■ **YOUR GOAL**:
From the listing below, work out how many lines contain "this". Reply with that number only.

■ **RAW DATA**:
--- start ---

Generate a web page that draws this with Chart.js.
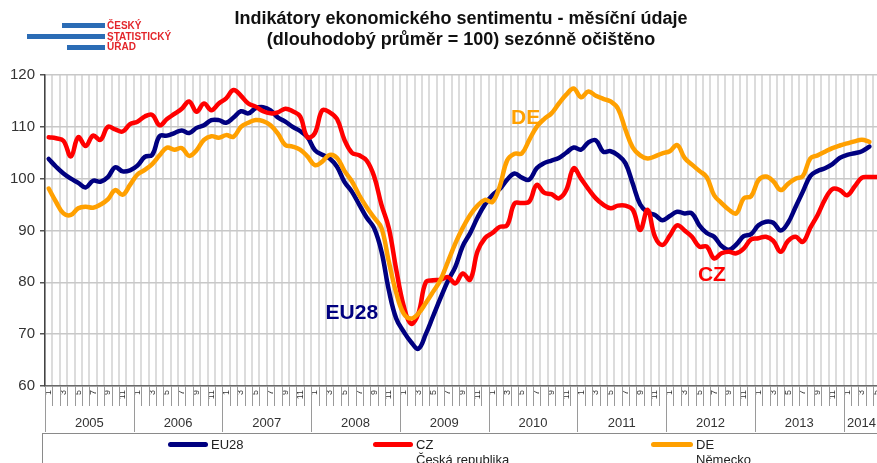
<!DOCTYPE html>
<html>
<head>
<meta charset="utf-8">
<script src="https://cdn.jsdelivr.net/npm/chart.js@4"></script>
<style>
  html, body { margin: 0; padding: 0; background: #fff; overflow: hidden; }
  #wrap { position: relative; width: 877px; height: 463px; overflow: hidden; font-family: "Liberation Sans", Arial, sans-serif; }
  #chart { position: absolute; left: 0; top: 0; }
  .title { position: absolute; left: 161px; width: 600px; text-align: center; font-weight: bold; font-size: 18px; color: #111; line-height: 21px; top: 8px; }
  .bar { position: absolute; background: #2b6cb5; height: 5px; }
  .logo { position: absolute; left: 107px; color: #e3262b; font-weight: bold; font-size: 10px; line-height: 10.5px; top: 21px; }
  .legend { position: absolute; left: 42px; top: 433px; width: 900px; height: 40px; border: 1.5px solid #8a8a8a; }
  .lg-line { position: absolute; height: 5px; border-radius: 3px; }
  .lg-text { position: absolute; font-size: 13px; line-height: 15px; color: #222; }
</style>
</head>
<body>
<div id="wrap">
  <canvas id="chart" width="899" height="463"></canvas>
  <div class="bar" style="left:62px;top:23px;width:43px"></div>
  <div class="bar" style="left:27px;top:34px;width:78px"></div>
  <div class="bar" style="left:67px;top:45px;width:38px"></div>
  <div class="logo">ČESKÝ<br>STATISTICKÝ<br>ÚŘAD</div>
  <div class="title">Indikátory ekonomického sentimentu - měsíční údaje<br>(dlouhodobý průměr = 100) sezónně očištěno</div>
  <div class="legend">
    <div class="lg-line" style="left:125px;top:8px;width:40px;background:#000080"></div>
    <div class="lg-text" style="left:168px;top:3px">EU28</div>
    <div class="lg-line" style="left:330px;top:8px;width:40px;background:#ff0000"></div>
    <div class="lg-text" style="left:373px;top:3px">CZ<br>Česká republika</div>
    <div class="lg-line" style="left:608px;top:8px;width:42px;background:#ffa000"></div>
    <div class="lg-text" style="left:653px;top:3px">DE<br>Německo</div>
  </div>
</div>
<script>
const years = ['2005', '2006', '2007', '2008', '2009', '2010', '2011', '2012', '2013', '2014'];
const monthsPerYear = [12, 12, 12, 12, 12, 12, 12, 12, 12, 6];
const yTicks = [60, 70, 80, 90, 100, 110, 120];

// EU28, monthly from 2005-01
const eu28 = [
  103.8, 102.3, 101.0, 100.0, 99.2, 98.3, 99.6, 99.4, 100.3, 102.2, 101.4, 101.6,
  102.5, 104.2, 104.6, 108.2, 108.3, 108.8, 109.3, 108.8, 109.8, 110.3, 111.3, 111.3,
  110.8, 111.8, 113.0, 112.6, 113.6, 113.8, 113.2, 111.8, 111.0, 110.0, 109.2, 108.0,
  105.5, 104.6, 103.9, 102.3, 99.4, 97.5, 95.0, 92.5, 90.5, 86.0, 78.5, 73.0,
  70.5, 68.5, 67.2, 70.0, 73.5, 77.0, 80.3, 83.0, 87.0, 89.5, 92.5, 95.0,
  96.8, 98.0, 99.8, 101.0, 100.2, 99.8, 102.0, 103.0, 103.5, 104.0, 105.0, 106.0,
  105.6, 107.0, 107.4, 105.2, 105.3, 104.5, 103.0, 99.0, 95.0, 93.5, 93.0, 92.0,
  92.8, 93.6, 93.3, 93.3, 91.0, 89.5, 88.8, 87.0, 86.3, 87.3, 88.9, 89.3,
  91.0, 91.7, 91.5, 90.0, 91.5, 94.5, 97.5, 100.5, 101.5, 102.0, 102.8, 104.0,
  104.6, 104.9, 105.3, 106.2
];

// CZ - Česká republika
const cz = [
  108.0, 107.8, 107.3, 104.3, 108.0, 106.3, 108.3, 107.5, 110.0, 109.5, 109.1, 110.5,
  111.0, 112.0, 112.3, 110.3, 111.5, 112.5, 113.5, 114.9, 112.9, 114.5, 113.2, 114.5,
  115.5, 117.1, 116.0, 114.5, 113.9, 113.0, 112.6, 112.8, 113.5, 113.0, 112.0, 108.0,
  108.8, 113.2, 112.8, 111.5, 107.5, 105.0, 104.5, 103.5, 100.5, 95.0, 90.5, 82.5,
  75.5, 72.0, 74.0, 80.0, 80.4, 80.5, 81.0, 79.8, 81.7, 80.5, 86.0, 88.5,
  89.5, 90.7, 91.0, 95.2, 95.3, 95.6, 98.8, 97.3, 97.0, 96.2, 97.8, 102.0,
  100.0, 98.0, 96.2, 95.0, 94.3, 94.8, 94.8, 94.0, 90.1, 94.0, 88.8, 87.2,
  89.0, 91.0, 90.0, 88.8, 86.9, 86.9, 84.6, 85.6, 85.9, 85.6, 86.5, 88.3,
  88.5, 88.8, 88.0, 85.9, 88.0, 88.8, 87.8, 90.5, 93.0, 96.0, 98.0, 97.8,
  96.8, 98.5, 100.2, 100.3, 100.3
];

// DE - Německo
const de = [
  98.1, 95.5, 93.3, 93.0, 94.3, 94.6, 94.4, 95.0, 96.0, 97.8, 96.9, 98.8,
  100.8, 101.7, 102.8, 104.5, 106.0, 105.6, 105.9, 104.4, 105.5, 107.5, 108.2, 107.9,
  108.4, 108.1, 110.0, 110.8, 111.3, 111.1, 110.3, 108.7, 106.5, 106.2, 105.6, 104.3,
  102.6, 103.3, 104.6, 104.0, 101.5, 99.5, 96.8, 94.5, 92.5, 90.5, 84.0, 78.0,
  74.0, 73.0, 74.0, 76.0, 78.2, 80.5, 84.0, 87.5, 90.5, 93.0, 94.8, 95.9,
  95.5, 98.5, 103.5, 104.8, 104.9, 107.5, 110.0, 111.5, 112.6, 114.5, 116.2, 117.4,
  115.7, 116.8, 116.0, 115.4, 114.9, 113.5, 109.5, 106.0, 104.5, 103.9, 104.3, 104.9,
  105.3, 106.5, 104.0, 102.7, 101.5, 100.3, 96.8, 95.3, 94.0, 93.3, 96.2, 96.6,
  99.7, 100.4, 99.5, 97.8, 99.0, 100.0, 100.5, 103.9, 104.5, 105.2, 105.9, 106.4,
  106.8, 107.2, 107.5, 107.1
];

// in-chart series names: [text, month index, value, colour]
const seriesNotes = [
  ['EU28', 41, 74.1, '#000080'],
  ['DE', 64.5, 111.7, '#ffa000'],
  ['CZ', 89.7, 81.4, '#ff0000']
];

const labels = [];
years.forEach((y, yi) => {
  for (let m = 1; m <= monthsPerYear[yi]; m++) labels.push(String(m));
});

const FONT = '"Liberation Sans", Arial, sans-serif';

const axisExtras = {
  id: 'axisExtras',
  afterDraw(chart) {
    const ctx = chart.ctx;
    const x = chart.scales.x;
    const area = chart.chartArea;
    const step = x.getPixelForValue(1) - x.getPixelForValue(0);
    ctx.save();
    // month tick marks and year separators below the axis
    ctx.strokeStyle = '#9a9a9a';
    ctx.lineWidth = 1;
    let idx = 0;
    years.forEach((y, yi) => {
      for (let m = 0; m < monthsPerYear[yi]; m++) {
        const px = Math.round(x.getPixelForValue(idx) - step / 2) + 0.5;
        ctx.beginPath();
        ctx.moveTo(px, area.bottom);
        ctx.lineTo(px, area.bottom + (m === 0 ? 46 : 20));
        ctx.stroke();
        idx++;
      }
    });
    // year labels
    ctx.fillStyle = '#333';
    ctx.font = '13px ' + FONT;
    ctx.textAlign = 'center';
    ctx.textBaseline = 'middle';
    idx = 0;
    years.forEach((y, yi) => {
      let px = x.getPixelForValue(idx + monthsPerYear[yi] / 2 - 0.5);
      if (yi === years.length - 1) px = x.getPixelForValue(idx) - step / 2 + 18;
      ctx.fillText(y, px, area.bottom + 37);
      idx += monthsPerYear[yi];
    });
    // series names inside the plot
    const yS = chart.scales.y;
    ctx.font = 'bold 21px ' + FONT;
    seriesNotes.forEach(([t, i, v, c]) => {
      ctx.fillStyle = c;
      ctx.fillText(t, x.getPixelForValue(i), yS.getPixelForValue(v));
    });
    ctx.restore();
  }
};

const lineStyle = { borderWidth: 4.5, pointRadius: 0, tension: 0.4, fill: false, borderCapStyle: 'round', borderJoinStyle: 'round' };

new Chart(document.getElementById('chart'), {
  type: 'line',
  data: {
    labels: labels,
    datasets: [
      { label: 'EU28', data: eu28, borderColor: '#000080', order: 3, ...lineStyle },
      { label: 'CZ', data: cz, borderColor: '#ff0000', order: 2, ...lineStyle },
      { label: 'DE', data: de, borderColor: '#ffa000', order: 1, ...lineStyle }
    ]
  },
  options: {
    responsive: false,
    animation: false,
    layout: { padding: { top: 75, bottom: 30, left: 0, right: 3 } },
    plugins: { legend: { display: false }, tooltip: { enabled: false } },
    scales: {
      x: {
        offset: true,
        afterFit: s => { s.height = 47; },
        grid: { color: '#dcdcdc', lineWidth: 2, drawTicks: false, offset: true },
        border: { color: '#6a6a6a', width: 1.5 },
        ticks: {
          autoSkip: false, maxRotation: 90, minRotation: 90, padding: 4,
          color: '#333', font: { size: 9, family: FONT },
          callback: function (v) { const l = this.getLabelForValue(v); return (+l % 2 === 1) ? l : ''; }
        }
      },
      y: {
        min: 60, max: 120,
        afterFit: s => { s.width = 45; },
        afterBuildTicks: s => { s.ticks = yTicks.map(v => ({ value: v })); },
        grid: { color: '#c8c8c8', lineWidth: 1.5, tickLength: 5, tickColor: '#555' },
        border: { color: '#444', width: 1.5 },
        ticks: { color: '#333', padding: 5, font: { size: 15, family: FONT } }
      }
    }
  },
  plugins: [axisExtras]
});
</script>
</body>
</html>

--- end ---

■ **FULL SOLUTION**:
2